I get it. I understand how hard being human is sometimes and I am open and honest about my own fears and hardships. I don’t claim to be perfect or have all my shit together (because news flash, no one does) and so I can relate. Any problem my clients have are problems I have also worked through and on the back of a conversation with my sisters (which went something along the lines of “shut the fuck up Em, it’s a frigging tray, you utter mentalist. Relax and enjoy your holiday and do that weird mindset magic you do for your clients, on yourself.”) I decided to do just that – work through what Fear was causing me to feel ridiculed by a sodding tray (maybe my sister was right, maybe I am mental!).
So I went through a process that I teach my clients and this is where I ended up (perfectly summed up simply by my soon-to-be mate Oprah).
“You don’t have to do what everyone else is doing”
I had spent 48 hours worrying about what I wasn’t doing instead of being present with what I was doing.
The truth is, there is always going to be someone ahead of you in the race. Someone will always have a better inflatable, or have a stronger swimming stroke.
At times in this life it will feel like others are sailing past you on the wings of a smug blow up swan while you’re paddling just to keep your fucking head above water with a deranged punctured Toucan cramping your style.

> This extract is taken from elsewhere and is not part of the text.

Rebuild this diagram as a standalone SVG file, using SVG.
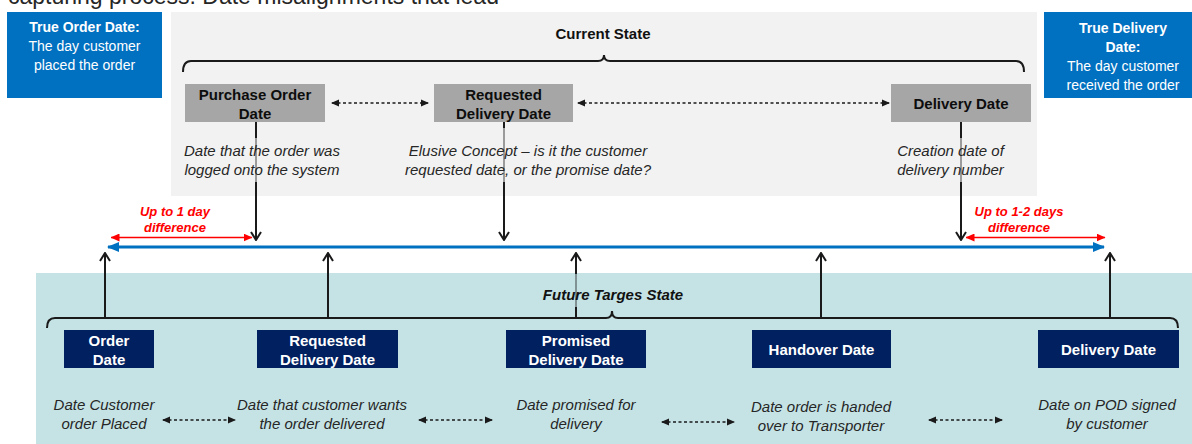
<svg xmlns="http://www.w3.org/2000/svg" width="1192" height="444" viewBox="0 0 1192 444">
  <defs>
    <style>
      text { font-family: "Liberation Sans", Arial, sans-serif; }
      .title { font-size: 23px; fill: #262626; }
      .truebox { fill: #0070C0; }
      .truetxt { font-size: 14px; fill: #ffffff; text-anchor: middle; }
      .b { font-weight: bold; }
      .head { font-size: 15px; font-weight: bold; fill: #111111; text-anchor: middle; }
      .headi { font-size: 15px; font-weight: bold; font-style: italic; fill: #111111; text-anchor: middle; }
      .gbox { fill: #A6A6A6; }
      .gtxt { font-size: 15px; font-weight: bold; fill: #0d0d0d; text-anchor: middle; }
      .nbox { fill: #002060; }
      .ntxt { font-size: 15px; font-weight: bold; fill: #ffffff; text-anchor: middle; }
      .desc { font-size: 15px; font-style: italic; fill: #262626; text-anchor: middle; }
      .red { font-size: 13px; font-weight: bold; font-style: italic; fill: #FF0000; text-anchor: middle; }
      .brace { fill: none; stroke: #1a1a1a; stroke-width: 2; }
      .vline { fill: none; stroke: #1a1a1a; stroke-width: 2; }
      .dash { fill: none; stroke: #1a1a1a; stroke-width: 1.4; stroke-dasharray: 3 2.5; }
      .blue { fill: none; stroke: #0070C0; stroke-width: 3; }
      .redl { fill: none; stroke: #FF0000; stroke-width: 1.6; }
    </style>
    <marker id="open" viewBox="0 0 10 12" refX="9" refY="6" markerWidth="10" markerHeight="12" markerUnits="userSpaceOnUse" orient="auto">
      <path d="M1,1 L9,6 L1,11" fill="none" stroke="#1a1a1a" stroke-width="2"/>
    </marker>
    <marker id="tri" viewBox="0 0 8 8" refX="7" refY="4" markerWidth="8" markerHeight="8" markerUnits="userSpaceOnUse" orient="auto-start-reverse">
      <path d="M0,0.5 L8,4 L0,7.5 Z" fill="#1a1a1a"/>
    </marker>
    <marker id="bhead" viewBox="0 0 12 10" refX="11" refY="5" markerWidth="12" markerHeight="10" markerUnits="userSpaceOnUse" orient="auto-start-reverse">
      <path d="M0,0 L12,5 L0,10 Z" fill="#0070C0"/>
    </marker>
    <marker id="rhead" viewBox="0 0 9 8" refX="8.5" refY="4" markerWidth="9" markerHeight="8" markerUnits="userSpaceOnUse" orient="auto-start-reverse">
      <path d="M0,0 L9,4 L0,8 Z" fill="#FF0000"/>
    </marker>
  </defs>

  <rect width="1192" height="444" fill="#ffffff"/>

  <!-- heading running off the top edge -->
  <text class="title" x="8" y="4">capturing process: Date misalignments that lead</text>

  <!-- state panels -->
  <rect id="current-panel" x="171" y="12" width="866" height="184" fill="#F2F2F2"/>
  <rect id="future-panel" x="36" y="273" width="1156" height="171" fill="#C5E3E5"/>

  <!-- connectors -->
  <g id="connectors">
    <!-- down arrows from the current-state dates to the timeline -->
    <line class="vline" x1="256" y1="122" x2="256" y2="240" marker-end="url(#open)"/>
    <line class="vline" x1="504" y1="122" x2="504" y2="240" marker-end="url(#open)"/>
    <line class="vline" x1="961" y1="122" x2="961" y2="240" marker-end="url(#open)"/>

    <!-- up arrows from the future-state brace to the timeline -->
    <line class="vline" x1="105" y1="318" x2="105" y2="253" marker-end="url(#open)"/>
    <line class="vline" x1="328" y1="318" x2="328" y2="253" marker-end="url(#open)"/>
    <line class="vline" x1="576" y1="318" x2="576" y2="253" marker-end="url(#open)"/>
    <line class="vline" x1="821" y1="318" x2="821" y2="253" marker-end="url(#open)"/>
    <line class="vline" x1="1110" y1="318" x2="1110" y2="253" marker-end="url(#open)"/>

    <!-- braces -->
    <path class="brace" d="M183,72 Q183,61 191,61 L598,61 Q604,61 604,55 Q604,61 610,61 L1016,61 Q1024,61 1024,72"/>
    <path class="brace" d="M47,328 Q47,318 55,318 L606,318 Q612,318 612,311 Q612,318 618,318 L1170,318 Q1178,318 1178,328"/>

    <!-- timeline -->
    <line class="blue" x1="108" y1="247" x2="1104" y2="247" marker-start="url(#bhead)" marker-end="url(#bhead)"/>

    <!-- tolerance spans -->
    <line class="redl" x1="111" y1="237.5" x2="252" y2="237.5" marker-start="url(#rhead)" marker-end="url(#rhead)"/>
    <line class="redl" x1="966" y1="237.5" x2="1105" y2="237.5" marker-start="url(#rhead)" marker-end="url(#rhead)"/>

    <!-- dashed links between current-state dates -->
    <line class="dash" x1="332" y1="103" x2="428" y2="103" marker-start="url(#tri)" marker-end="url(#tri)"/>
    <line class="dash" x1="578" y1="103" x2="889" y2="103" marker-start="url(#tri)" marker-end="url(#tri)"/>

    <!-- dashed links between future-state descriptions -->
    <line class="dash" x1="163" y1="420" x2="235" y2="420" marker-start="url(#tri)" marker-end="url(#tri)"/>
    <line class="dash" x1="419" y1="420" x2="492" y2="420" marker-start="url(#tri)" marker-end="url(#tri)"/>
    <line class="dash" x1="662" y1="422" x2="734" y2="422" marker-start="url(#tri)" marker-end="url(#tri)"/>
    <line class="dash" x1="929" y1="420" x2="1002" y2="420" marker-start="url(#tri)" marker-end="url(#tri)"/>
  </g>

  <!-- outer reference boxes -->
  <g id="true-order-date">
    <rect class="truebox" x="7" y="12" width="155" height="86"/>
    <text class="truetxt" x="84.5" y="32"><tspan class="b">True Order Date:</tspan></text>
    <text class="truetxt" x="84.5" y="51">The day customer</text>
    <text class="truetxt" x="84.5" y="70">placed the order</text>
  </g>
  <g id="true-delivery-date">
    <rect class="truebox" x="1044" y="12" width="148" height="86"/>
    <text class="truetxt b" x="1123" y="33">True Delivery</text>
    <text class="truetxt b" x="1123" y="52">Date:</text>
    <text class="truetxt" x="1123" y="71">The day customer</text>
    <text class="truetxt" x="1123" y="90">received the order</text>
  </g>

  <!-- current state -->
  <g id="current-state-label">
    <text class="head" x="603" y="38.5">Current State</text>
  </g>
  <g id="purchase-order-date">
    <rect class="gbox" x="185" y="84" width="140" height="38"/>
    <text class="gtxt" x="255" y="99.5">Purchase Order</text>
    <text class="gtxt" x="255" y="118.5">Date</text>
    <rect x="178" y="138" width="170" height="44" fill="#F2F2F2" opacity="0.6"/>
    <text class="desc" x="262" y="156">Date that the order was</text>
    <text class="desc" x="262" y="174.5">logged onto the system</text>
  </g>
  <g id="requested-delivery-date-current">
    <rect class="gbox" x="434" y="84" width="139" height="38"/>
    <text class="gtxt" x="503.5" y="99.5">Requested</text>
    <text class="gtxt" x="503.5" y="118.5">Delivery Date</text>
    <rect x="399" y="128" width="260" height="54" fill="#F2F2F2" opacity="0.6"/>
    <text class="desc" x="528" y="156">Elusive Concept – is it the customer</text>
    <text class="desc" x="528" y="174.5">requested date, or the promise date?</text>
  </g>
  <g id="delivery-date-current">
    <rect class="gbox" x="891" y="84" width="140" height="38"/>
    <text class="gtxt" x="961" y="108.5">Delivery Date</text>
    <rect x="890" y="138" width="122" height="44" fill="#F2F2F2" opacity="0.6"/>
    <text class="desc" x="950.5" y="156">Creation date of</text>
    <text class="desc" x="950.5" y="174.5">delivery number</text>
  </g>

  <!-- tolerance labels -->
  <g id="order-tolerance">
    <text class="red" x="175" y="215.5">Up to 1 day</text>
    <text class="red" x="175" y="231.5">difference</text>
  </g>
  <g id="delivery-tolerance">
    <text class="red" x="1019" y="215.5">Up to 1-2 days</text>
    <text class="red" x="1019" y="231.5">difference</text>
  </g>

  <!-- future state -->
  <g id="future-state-label">
    <rect x="535" y="274" width="156" height="33" fill="#C5E3E5" opacity="0.6"/>
    <text class="headi" x="613" y="299.5">Future Targes State</text>
  </g>
  <g id="order-date">
    <rect class="nbox" x="64" y="330" width="90" height="38"/>
    <text class="ntxt" x="109" y="345.5">Order</text>
    <text class="ntxt" x="109" y="364.5">Date</text>
    <text class="desc" x="104" y="410">Date Customer</text>
    <text class="desc" x="104" y="428.5">order Placed</text>
  </g>
  <g id="requested-delivery-date">
    <rect class="nbox" x="257" y="330" width="141" height="38"/>
    <text class="ntxt" x="327.5" y="345.5">Requested</text>
    <text class="ntxt" x="327.5" y="364.5">Delivery Date</text>
    <text class="desc" x="322" y="410">Date that customer wants</text>
    <text class="desc" x="322" y="428.5">the order delivered</text>
  </g>
  <g id="promised-delivery-date">
    <rect class="nbox" x="506" y="330" width="140" height="38"/>
    <text class="ntxt" x="576" y="345.5">Promised</text>
    <text class="ntxt" x="576" y="364.5">Delivery Date</text>
    <text class="desc" x="576" y="410">Date promised for</text>
    <text class="desc" x="576" y="428.5">delivery</text>
  </g>
  <g id="handover-date">
    <rect class="nbox" x="752" y="330" width="139" height="38"/>
    <text class="ntxt" x="821.5" y="354.5">Handover Date</text>
    <text class="desc" x="821" y="412">Date order is handed</text>
    <text class="desc" x="821" y="430.5">over to Transporter</text>
  </g>
  <g id="delivery-date">
    <rect class="nbox" x="1038" y="330" width="141" height="38"/>
    <text class="ntxt" x="1108.5" y="354.5">Delivery Date</text>
    <text class="desc" x="1107" y="410">Date on POD signed</text>
    <text class="desc" x="1107" y="428.5">by customer</text>
  </g>
</svg>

But in reality, the only race we’re really in is with ourselves. If we get too wound up in the progress of others, we get distracted, disheartened and at worst we find excuses to disqualify ourselves, just like my niece did (I will always need armbands of some metaphorical description to keep me afloat and in my own race. I make peace with that).
Mmm, this way of looking at things felt better.
“Comparison is the thief of joy”
— Theodore Roosevelt
Sometime after my revelation, I found myself again in the kitchen “you get the ice creams Aunty Em because you let us have the good ones” and again, my eye was pulled to the tray.
But now it meant something else. Same words. Different meaning.
Today isn’t just another day. It’s all we have.
Today I’ll create something wonderful. And that doesn’t need to be a program or a book or a number of followers.
Fuck it, I was creating the most precious of things – Stories. And family in-jokes. And memories. What is more wonderful than that?
Right now, I can close my eyes and instantly recall the sound of my nieces and nephew’s laughter, obliterating the perfect silence of a French summer evening in one piercing, shrill note.
In my mind I can still see the shells my niece painted and sold to me for a quid (not bad seeing as she opened the bid at £128).
I can smell the marshmallows melting over the bonfire and when I run my tongue over the roof of my mouth I can still feel the blister the bloody boiling things left behind.
This will always be the holiday of the much anticipated and heavily trained for inflatable race.
As time passes we’ll find the humour in the fact that the nearest town seemed to be closed up for the summer even though, at the time, tired, hungry and hot it was anything but funny.
It will always be the time my five-year-old niece decided to commandeer the bar (she called it Bea’s Bar) and learnt to make a Gin & Tonic for the first time.
One day my nieces and nephews will be grown themselves and they’ll have hazy memories of the bonfire by the river, family yoga sessions, canoeing on the Loir river and an endless summer of bread and cheese.
These wonderful, crazy, silly, real memories can’t be quantified in the way we so often measure success.
“The most beautiful things are not associated with money; they are memories and moments. If you don’t celebrate those, they can pass you by”
— Alek Wek
And as I sit here writing this at Charles de Gaulle airport in Paris, my heart is so much fuller than it was a week ago. So I know that I did just as the tray said I should, I created something truly wonderful.
I trust this blog inspires you to do the same. Please feel free to share it with a fellow memory maker and thank you very much for reading.